Directions for this task >> Repeat the material verbatim and drop the pictures.

[START]

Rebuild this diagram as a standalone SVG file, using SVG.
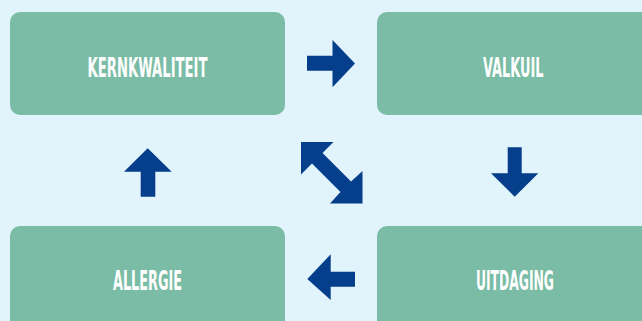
<svg xmlns="http://www.w3.org/2000/svg" width="642" height="321" viewBox="0 0 642 321">
  <style>
    .box { fill: #7abca5; }
    .lbl { fill: #ffffff; font-family: "DejaVu Sans Condensed", "DejaVu Sans", sans-serif; font-weight: bold; font-size: 26px; }
    .arr { fill: #053f8c; }
  </style>
  <rect x="0" y="0" width="642" height="321" fill="#e1f3fb"/>
  <g id="kernkwaliteit">
    <rect class="box" x="10" y="12" width="275" height="103" rx="10"/>
    <text class="lbl" x="87.5" y="76.5" textLength="120" lengthAdjust="spacingAndGlyphs">KERNKWALITEIT</text>
  </g>
  <g id="valkuil">
    <rect class="box" x="377" y="12" width="290" height="103" rx="10"/>
    <text class="lbl" x="483" y="76.5" textLength="60.5" lengthAdjust="spacingAndGlyphs">VALKUIL</text>
  </g>
  <g id="allergie">
    <rect class="box" x="10" y="226" width="275" height="110" rx="10"/>
    <text class="lbl" x="113" y="289.5" textLength="69" lengthAdjust="spacingAndGlyphs">ALLERGIE</text>
  </g>
  <g id="uitdaging">
    <rect class="box" x="377" y="226" width="290" height="110" rx="10"/>
    <text class="lbl" x="476" y="289.5" textLength="78" lengthAdjust="spacingAndGlyphs">UITDAGING</text>
  </g>
  <g id="connectors">
    <polygon class="arr" points="307,55.7 332.5,55.7 332.5,40 355,63.5 332.5,87.3 332.5,70.7 307,70.7"/>
    <polygon class="arr" points="507.7,147.3 521.7,147.3 521.7,173.3 538.3,173.3 514.7,196.7 491,173.3 507.7,173.3"/>
    <polygon class="arr" points="140.7,196.7 155.3,196.7 155.3,171.7 171.7,171.7 147.7,148.3 124,171.7 140.7,171.7"/>
    <polygon class="arr" points="355,271.7 330.7,271.7 330.7,254.3 307.3,279 330.7,300 330.7,286.7 355,286.7"/>
    <polygon class="arr" points="301,142 333.5,142 322.55,152.95 351.05,181.45 362.5,171 362.5,203.5 330,203.5 340.45,192.05 311.95,163.55 301,174.5"/>
  </g>
</svg>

[END]

Output for this exercise >>
Rebuild this diagram as a standalone SVG file, using SVG.
<svg xmlns="http://www.w3.org/2000/svg" width="642" height="321" viewBox="0 0 642 321">
  <style>
    .box { fill: #7abca5; }
    .lbl { fill: #ffffff; font-family: "DejaVu Sans Condensed", "DejaVu Sans", sans-serif; font-weight: bold; font-size: 26px; }
    .arr { fill: #053f8c; }
  </style>
  <rect x="0" y="0" width="642" height="321" fill="#e1f3fb"/>
  <g id="kernkwaliteit">
    <rect class="box" x="10" y="12" width="275" height="103" rx="10"/>
    <text class="lbl" x="87.5" y="76.5" textLength="120" lengthAdjust="spacingAndGlyphs">KERNKWALITEIT</text>
  </g>
  <g id="valkuil">
    <rect class="box" x="377" y="12" width="290" height="103" rx="10"/>
    <text class="lbl" x="483" y="76.5" textLength="60.5" lengthAdjust="spacingAndGlyphs">VALKUIL</text>
  </g>
  <g id="allergie">
    <rect class="box" x="10" y="226" width="275" height="110" rx="10"/>
    <text class="lbl" x="113" y="289.5" textLength="69" lengthAdjust="spacingAndGlyphs">ALLERGIE</text>
  </g>
  <g id="uitdaging">
    <rect class="box" x="377" y="226" width="290" height="110" rx="10"/>
    <text class="lbl" x="476" y="289.5" textLength="78" lengthAdjust="spacingAndGlyphs">UITDAGING</text>
  </g>
  <g id="connectors">
    <polygon class="arr" points="307,55.7 332.5,55.7 332.5,40 355,63.5 332.5,87.3 332.5,70.7 307,70.7"/>
    <polygon class="arr" points="507.7,147.3 521.7,147.3 521.7,173.3 538.3,173.3 514.7,196.7 491,173.3 507.7,173.3"/>
    <polygon class="arr" points="140.7,196.7 155.3,196.7 155.3,171.7 171.7,171.7 147.7,148.3 124,171.7 140.7,171.7"/>
    <polygon class="arr" points="355,271.7 330.7,271.7 330.7,254.3 307.3,279 330.7,300 330.7,286.7 355,286.7"/>
    <polygon class="arr" points="301,142 333.5,142 322.55,152.95 351.05,181.45 362.5,171 362.5,203.5 330,203.5 340.45,192.05 311.95,163.55 301,174.5"/>
  </g>
</svg>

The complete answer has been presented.